- PROBLEM STATEMENT: Reproduce every line of the material below, but drop the pictures.

- PROVIDED MATERIAL:
'''

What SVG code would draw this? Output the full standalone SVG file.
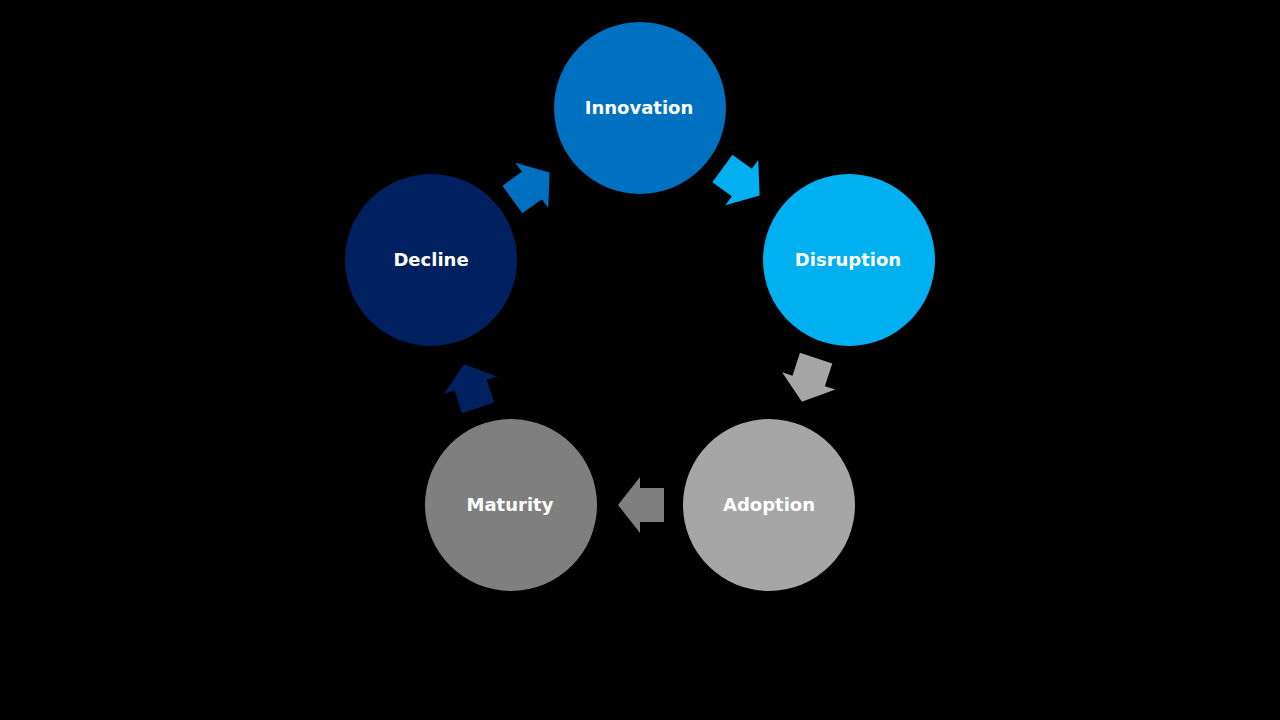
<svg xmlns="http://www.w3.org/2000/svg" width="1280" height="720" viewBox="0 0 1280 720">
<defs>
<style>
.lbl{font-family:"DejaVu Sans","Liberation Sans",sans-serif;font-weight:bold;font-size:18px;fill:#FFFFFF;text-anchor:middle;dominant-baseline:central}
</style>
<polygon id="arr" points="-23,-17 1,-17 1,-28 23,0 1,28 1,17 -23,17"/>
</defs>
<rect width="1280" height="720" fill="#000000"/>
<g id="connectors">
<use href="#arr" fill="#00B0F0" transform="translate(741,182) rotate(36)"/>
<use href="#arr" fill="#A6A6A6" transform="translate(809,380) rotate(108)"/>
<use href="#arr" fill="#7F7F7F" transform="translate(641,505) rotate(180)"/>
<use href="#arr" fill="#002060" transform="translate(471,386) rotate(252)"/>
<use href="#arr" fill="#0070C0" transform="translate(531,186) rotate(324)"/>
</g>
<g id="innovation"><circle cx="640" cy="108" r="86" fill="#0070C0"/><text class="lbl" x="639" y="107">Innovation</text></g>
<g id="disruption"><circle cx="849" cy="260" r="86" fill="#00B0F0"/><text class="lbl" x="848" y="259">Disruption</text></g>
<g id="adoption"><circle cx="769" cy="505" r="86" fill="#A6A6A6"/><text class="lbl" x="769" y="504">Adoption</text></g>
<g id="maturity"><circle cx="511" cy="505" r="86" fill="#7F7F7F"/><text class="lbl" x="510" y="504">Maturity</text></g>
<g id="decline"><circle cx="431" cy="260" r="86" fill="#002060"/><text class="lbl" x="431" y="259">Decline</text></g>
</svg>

'''

- SOLUTION FOR THIS TASK:
What SVG code would draw this? Output the full standalone SVG file.
<svg xmlns="http://www.w3.org/2000/svg" width="1280" height="720" viewBox="0 0 1280 720">
<defs>
<style>
.lbl{font-family:"DejaVu Sans","Liberation Sans",sans-serif;font-weight:bold;font-size:18px;fill:#FFFFFF;text-anchor:middle;dominant-baseline:central}
</style>
<polygon id="arr" points="-23,-17 1,-17 1,-28 23,0 1,28 1,17 -23,17"/>
</defs>
<rect width="1280" height="720" fill="#000000"/>
<g id="connectors">
<use href="#arr" fill="#00B0F0" transform="translate(741,182) rotate(36)"/>
<use href="#arr" fill="#A6A6A6" transform="translate(809,380) rotate(108)"/>
<use href="#arr" fill="#7F7F7F" transform="translate(641,505) rotate(180)"/>
<use href="#arr" fill="#002060" transform="translate(471,386) rotate(252)"/>
<use href="#arr" fill="#0070C0" transform="translate(531,186) rotate(324)"/>
</g>
<g id="innovation"><circle cx="640" cy="108" r="86" fill="#0070C0"/><text class="lbl" x="639" y="107">Innovation</text></g>
<g id="disruption"><circle cx="849" cy="260" r="86" fill="#00B0F0"/><text class="lbl" x="848" y="259">Disruption</text></g>
<g id="adoption"><circle cx="769" cy="505" r="86" fill="#A6A6A6"/><text class="lbl" x="769" y="504">Adoption</text></g>
<g id="maturity"><circle cx="511" cy="505" r="86" fill="#7F7F7F"/><text class="lbl" x="510" y="504">Maturity</text></g>
<g id="decline"><circle cx="431" cy="260" r="86" fill="#002060"/><text class="lbl" x="431" y="259">Decline</text></g>
</svg>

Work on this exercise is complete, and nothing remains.